Category Archives: XRDP

Integrating LDAP support into XRDP on Ubuntu 12.04 LTS

I wanted to be able to setup something along the lines of a Linux Terminal server, to allow remote users the ability to execute long running jobs without the need to have any applications locally on their machines, or stay logged in/leave their machines at work.

This was more complicated than might be expected given that I also didnt want to take on the additional administrative overhead of adding new users and managing password change,etc.

I decided on using XRDP, but found that there were some problems with the authentication mechanisms when the user was not effectively local to the system, as XRDP needed to create a .vnc folder in the users home directory folder and also access a few files upon connection.

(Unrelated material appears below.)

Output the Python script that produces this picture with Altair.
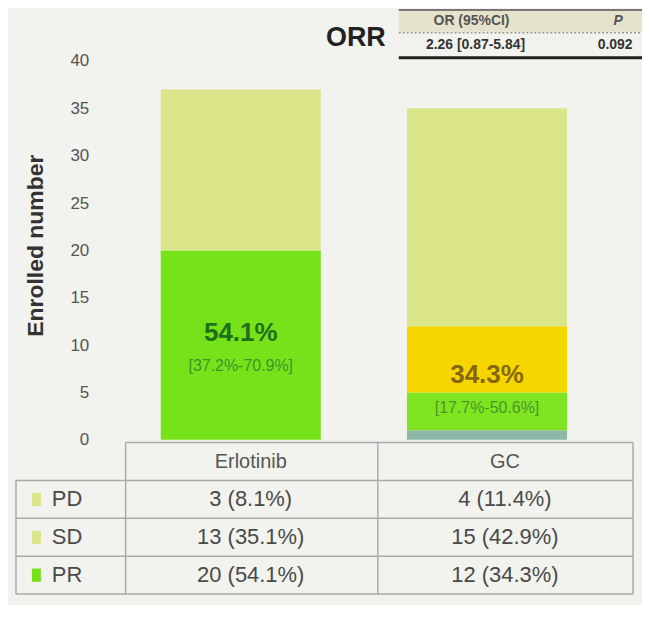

In my environment the LDAP server was OSX based, and it was more complex for several reasons to add additional ojects into the existing LDAP structure. So I needed to find a way to still use LDAP for the login authentication, but then once login had completed trick xrdp into seeing what it needed to for it to be able to continue through to displaying a VNC/RDP window.

In my test environment I used CoRD on my Mac to test the VNC/RDP connectivity. The host itself was an ESXi guest of Ubuntu Server 12.04 LTS, which I had also installed the GNOME  desktop modules.

I used the following post here as a reference for some of the steps needed to get PAM to allow the user to have a particular location as a home folder (i.e: one that wasnt on LDAP,etc).

How do I tell autofs to mount a home directory other than that described by LDAP

So my final process was:

apt-get install xrdp

I then added this to bottom of /etc/security/pam_env.conf on the Ubuntu server:

HOMEDEFAULT=”/home/@{PAM_USER}” – literally typing in “PAM_USER” not the name of the user you want the home directory created for.

Then add map passwd homeDirectory “/home/$uid” to end of /etc/nslcd.conf

Get the user to log in vi ssh to find out their LDAP locale information

In another terminal make the LDAP directory locally on the server. This will be the directory that you will get a could not chdir to directory error for. – Something like….

/Network/Servers/<serveraddress/name>/Volumes/Users_N-S/your_username/

Do a “mkdir -p /Network/Servers/<serveraddress/name>/Volumes/Users_N-S/your_username/” – Be careful that bash autocomplete doesnt cause any peculiarities if your OSX server has any whitespace in its naming conventions.

then create a link from /Network/Servers/<serveraddress/name>/Volumes/Users_N-S/your_username/ to /home/<username>. 

This will then make more sense when trying to look at why XRDP might not be working.

Then copy the .vnc directory from a non LDAP user to /home/<username>

 chown <username> /home/<username>/ .vnc the .vnc directory

 mv /home/<username>/.vnc/sesman<oldusername>_passwd to

/home/<username>/.vnc/sesman<username>_passwd – We need to do this as XRDP will check for the existence of the sesman_<username>_passwd file locally.

You may get some permissions errors if you forget to assign the correct owner/permissions to the users local home folder (the original /Network one, as changing the perms on the symbolic link wont do a lot 🙂  ). Typically this may warn on login that the server has been unable to create the ICEAuthority files.

The folder needs to be owned by “<username>:users”  and be “drwxr-xr-x” to get around this issue, although this may vary based on your individual setup.

Now you are ready to get your user to try to login from xVNC/RDP. You will probably find it useful to tail -f  /var/log/auth.log and /var/log/xrdp-sesman.log, as these will be pretty verbose in telling you that it cant read the sesman_passwd file for a particular user ( in which case you probably made a mistake creating the directory or the symlink, or the permissions and ownerships of that directory.)

I tested the above using the xVNC module in CoRD.

Once the user has successfully logged in to the RDP session they should be able to get a bulk standard Ubuntu desktop that you can then customise applications for their needs.

Next steps for me will be to find a way to automate this so that the users dont need to login initially to provide me with their LDAP home directory paths.